The local government, for the nominal purposes of celebrating Chairman Mao Zedong's swimming of the Yangtze River and preparing to "liberate Taiwan", encouraged the activity as a sport.

It has since been preserved, but fewer than 100 people have mastered it. That's because modern roads have replaced the watercourse as a transport route for bamboo.

And "single-pole-rafting" has yet to receive central government recognition as either a sport or an acrobatic performance. But that hasn't deterred Wang Guohong and his friends from practicing.

Over a stretch of water in Chishui city, which is named after the river, they execute formations like a marching band, with beautiful Chen Xuemei in the lead and all the men following in two columns, or forming a conga line.

They also perform several stunts, such as doing the splits and jumping onto one another's poles. The fun is contagious. There are always big laughs when someone falls off a pole and into the current.

Each practice session lasts 10 to 15 minutes, Wang says, because it strains both your upper body and your legs.

"It's almost like working on a balancing beam while it moves," he says.

But there's a secret: Big poles, which range from 15 to 24 cm in diameter, usually have a slight curve. Finding the lowest point in the middle makes it easy to keep balance.

Unlike the beam or the tightrope, a bamboo pole can roll, which requires constant adjustment of the feet.

Fun is what Wang and his teammates crave. There is no money to be made from the activity, even though a local team won a gold prize at a 1999 national ethnic minority tournament.

But bamboo has been good for the people of Chishui.
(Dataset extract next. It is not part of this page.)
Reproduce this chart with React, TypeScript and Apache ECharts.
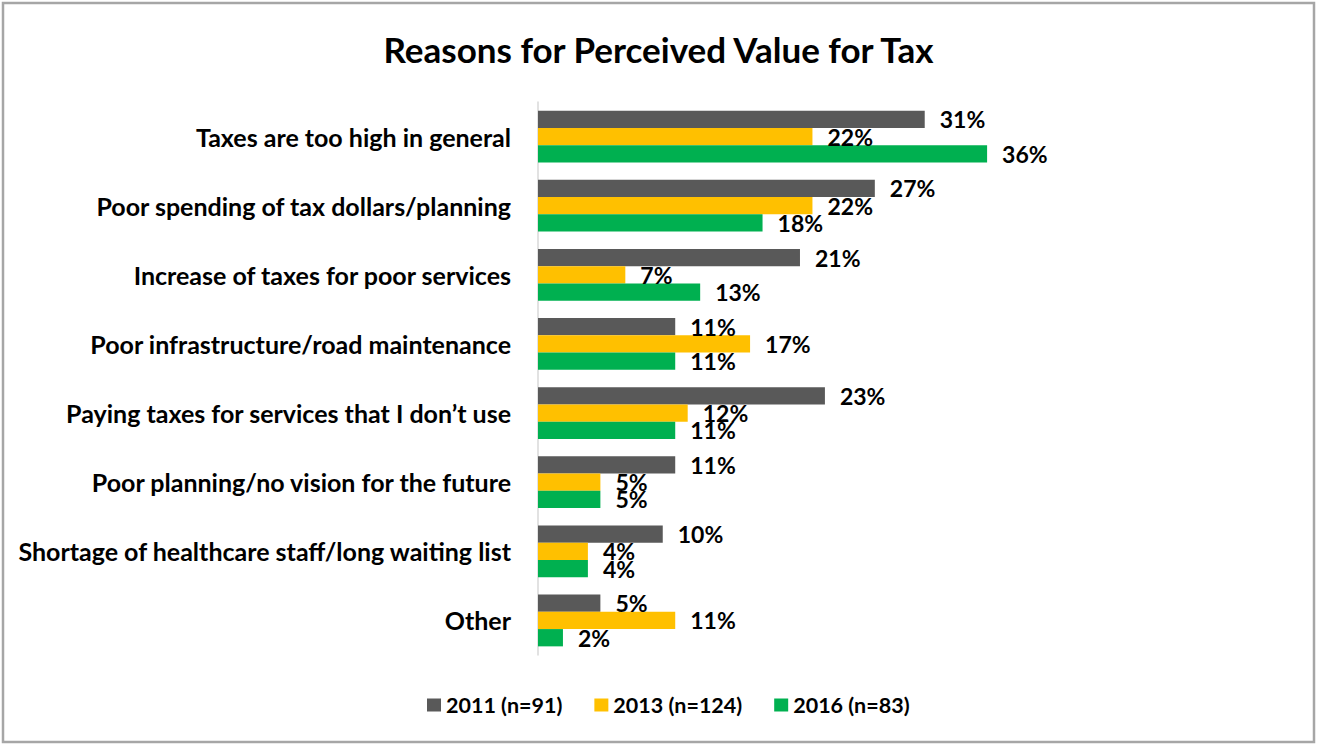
import React, { useEffect, useRef } from "react";
import * as echarts from "echarts";

const categories = [
  "Taxes are too high in general",
  "Poor spending of tax dollars/planning",
  "Increase of taxes for poor services",
  "Poor infrastructure/road maintenance",
  "Paying taxes for services that I don\u2019t use",
  "Poor planning/no vision for the future",
  "Shortage of healthcare staff/long waiting list",
  "Other",
];
const seriesNames = ["2011 (n=91)", "2013 (n=124)", "2016 (n=83)"];
const values2011 = [31, 27, 21, 11, 23, 11, 10, 5];
const values2013 = [22, 22, 7, 17, 12, 5, 4, 11];
const values2016 = [36, 18, 13, 11, 11, 5, 4, 2];
const colors = ["#595959", "#FFC000", "#00B050"];

const FONT = "Lato";

export default function App() {
  const ref = useRef<HTMLDivElement>(null);
  useEffect(() => {
    if (!ref.current) return;
    const chart = echarts.init(ref.current, undefined, { renderer: "svg" });
    const data = [values2011, values2013, values2016];
    chart.setOption({
      animation: false,
      backgroundColor: "#ffffff",
      title: {
        text: "Reasons for Perceived Value for Tax",
        left: "center",
        top: 26,
        textStyle: { fontFamily: FONT, fontWeight: "bold", fontSize: 35, color: "#000" },
      },
      graphic: [
        {
          type: "rect",
          shape: { x: 3, y: 3, width: 1311, height: 739 },
          style: { fill: "none", stroke: "#a6a6a6", lineWidth: 2.5 },
          silent: true,
        },
      ],
      legend: {
        bottom: 24,
        left: 422,
        itemWidth: 14,
        itemHeight: 13,
        itemGap: 32,
        icon: "rect",
        textStyle: { fontFamily: FONT, fontWeight: "bold", fontSize: 21.5, color: "#000" },
        data: seriesNames,
      },
      grid: { left: 538, right: 280, top: 102, height: 553, containLabel: false },
      xAxis: {
        type: "value",
        min: 0,
        max: 40,
        show: false,
      },
      yAxis: {
        type: "category",
        data: categories,
        inverse: true,
        axisLine: { show: true, lineStyle: { color: "#d9d9d9", width: 1.5 } },
        axisTick: { show: false },
        axisLabel: {
          fontFamily: FONT,
          fontWeight: "bold",
          fontSize: 25,
          color: "#000",
          margin: 27,
        },
      },
      series: seriesNames.map((name, i) => ({
        name,
        type: "bar",
        data: data[i],
        barGap: "0%",
        barCategoryGap: "25%",
        itemStyle: { color: colors[i] },
        label: {
          show: true,
          position: "right",
          distance: 15,
          formatter: "{c}%",
          fontFamily: FONT,
          fontWeight: "bold",
          fontSize: 23,
          color: "#000",
        },
      })),
    });
    return () => chart.dispose();
  }, []);
  return (
    <div
      ref={ref}
      style={{ position: "absolute", left: 0, top: 0, width: 1317, height: 745 }}
    />
  );
}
About half of the city's wooded area, or 70,000 hectares, are covered with the plant.

Because bamboo is a highly renewable resource - one of the species grows 1 m a day - an annual harvest of 4 million poles has made it a major industry.

"Some families rent 150 to 200 hectares and earn more than 100,000 yuan ($14,630) a year," city official Zeng Qiang says.

Xinyu Bamboo Company employs 300 people and brings in annual revenues totaling some 100 million yuan.

Its bamboo products include the mundane (chopsticks and cutting boards), the unusual (floor panels and furniture) and the fancy (bamboo books that recall the pre-paper era of Confucius and ancient classics).

And guess what? Bamboo can now be processed into paper.

"Don't worry about cracking or rotting. Our products are sold all across the country and even to India, Poland, South Korea and Japan. We have squeezed all liquid and sugar from the bamboo," manager Li Xianhong explains.

According to Li, Xinyu has six product lines featuring 250 products. It uses 0.8 million to 1 million bamboo poles a year, putting a total of 12 million yuan into farmers' pockets.

That's something Li Litai could have been proud of.

Li was a Fujian native who went to Guizhou in 1755 as a migrant worker. He made some money, bought a house and some land, married and settled down.

In 1769, he went back to his hometown to persuade his mother to move with him to mountainous Guizhou. But she didn't want to leave.

As a souvenir, Li dug up four local bamboo seedlings and carried them with him on his way back - a way of remembering each of his siblings.

Three of the seedlings survived the 4,000-km odyssey. He planted them in his backyard, and pretty soon his house was surrounded by bamboo groves.

Realizing the benefits offered by this species, called nanzhu, villagers came for seedlings, which Li generously gave away. Decades later, whole mountains were covered with nanzhu bamboo. Today, 20,000 hectares of this giant bamboo grows where Li used to live.

Chishui, as a city, is the second largest grower of bamboo, right after all of Fujian province, Li's hometown. Today, Chishui people consider Li "the father of nanzhu bamboo".

Back at the river, Wang Guohong is walking back and forth on a pole as if it were a dancing rope. Sometimes he is ankle-deep or knee-deep in water, but the poles (the smaller one in his hands) are like his magic wand. They enable him to wow a la "bathing beauty".

Chinese call a wide expanse of bamboo "the bamboo sea". It sways in the wind, evoking an infinite variety of poetic moods. Even submerged in water, bamboo can sway and hold you steady.

It has an outward pliancy and a hidden tenacity that reflects the people who grow it and are now supported by it.